Crystal-GFN: sampling crystals with desirable properties and constraints
Mila AI4Science, Alex Hernandez-Garcia, Alexandre Duval, Alexandra Volokhova, Yoshua Bengio, Divya Sharma, Pierre Luc Carrier, Yasmine Benabed, Michał Koziarski, Victor Schmidt
TL;DR
Addressing the challenge of discovering stable inorganic crystals, the paper presents Crystal-GFN, a generative model that samples space group, composition, and lattice parameters sequentially under hard domain constraints. It uses a proxy formation energy model trained on MatBench as the reward to train a GFlowNet, enabling diverse sampling of low-energy crystals.

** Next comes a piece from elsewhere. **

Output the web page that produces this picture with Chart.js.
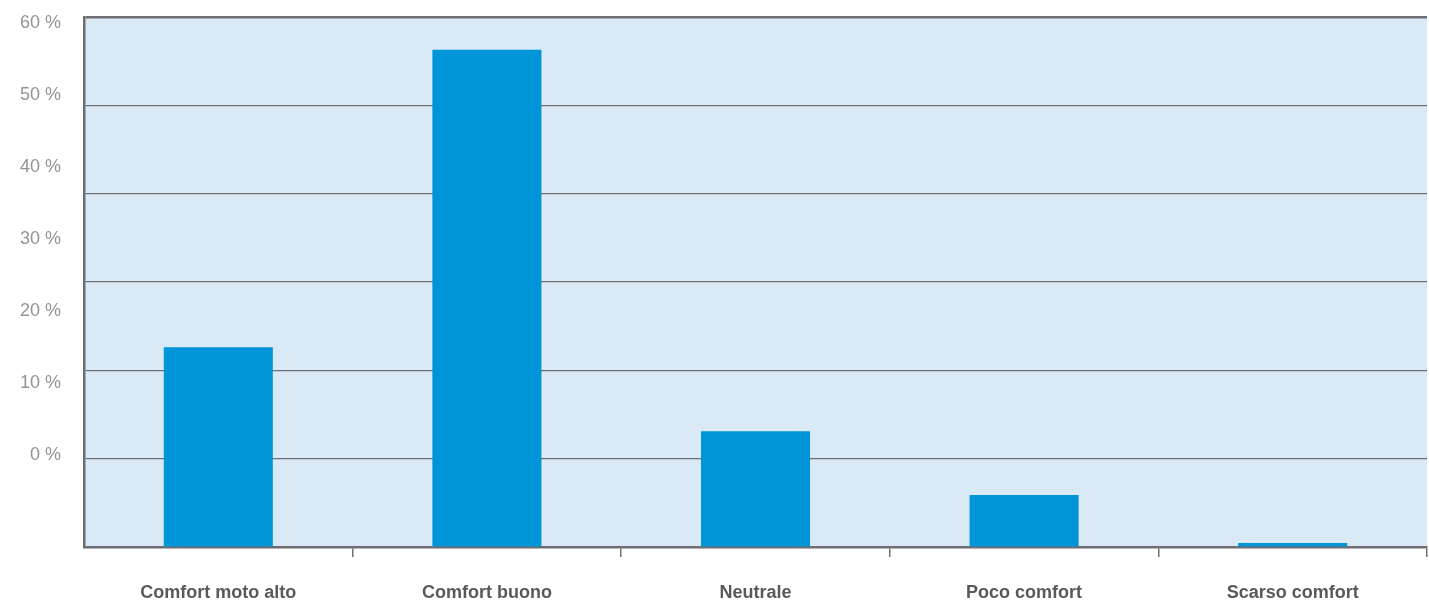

In experiments, Crystal-GFN generated 10k crystals with a median predicted FE of -3.1 eV/atom and 95% below -2, while covering a broad range of space groups, lattice systems, and elements. This approach demonstrates how domain-informed representations and flexible reward functions can accelerate materials discovery while maintaining structural validity.
Abstract
Accelerating material discovery holds the potential to greatly help mitigate the climate crisis. Discovering new solid-state materials such as electrocatalysts, super-ionic conductors or photovoltaic materials can have a crucial impact, for instance, in improving the efficiency of renewable energy production and storage. In this paper, we introduce Crystal-GFN, a generative model of crystal structures that sequentially samples structural properties of crystalline materials, namely the space group, composition and lattice parameters. This domain-inspired approach enables the flexible incorporation of physical and structural hard constraints, as well as the use of any available predictive model of a desired physicochemical property as an objective function. To design stable materials, one must target the candidates with the lowest formation energy. Here, we use as objective the formation energy per atom of a crystal structure predicted by a new proxy machine learning model trained on MatBench. The results demonstrate that Crystal-GFN is able to sample highly diverse crystals with low (median -3.1 eV/atom) predicted formation energy.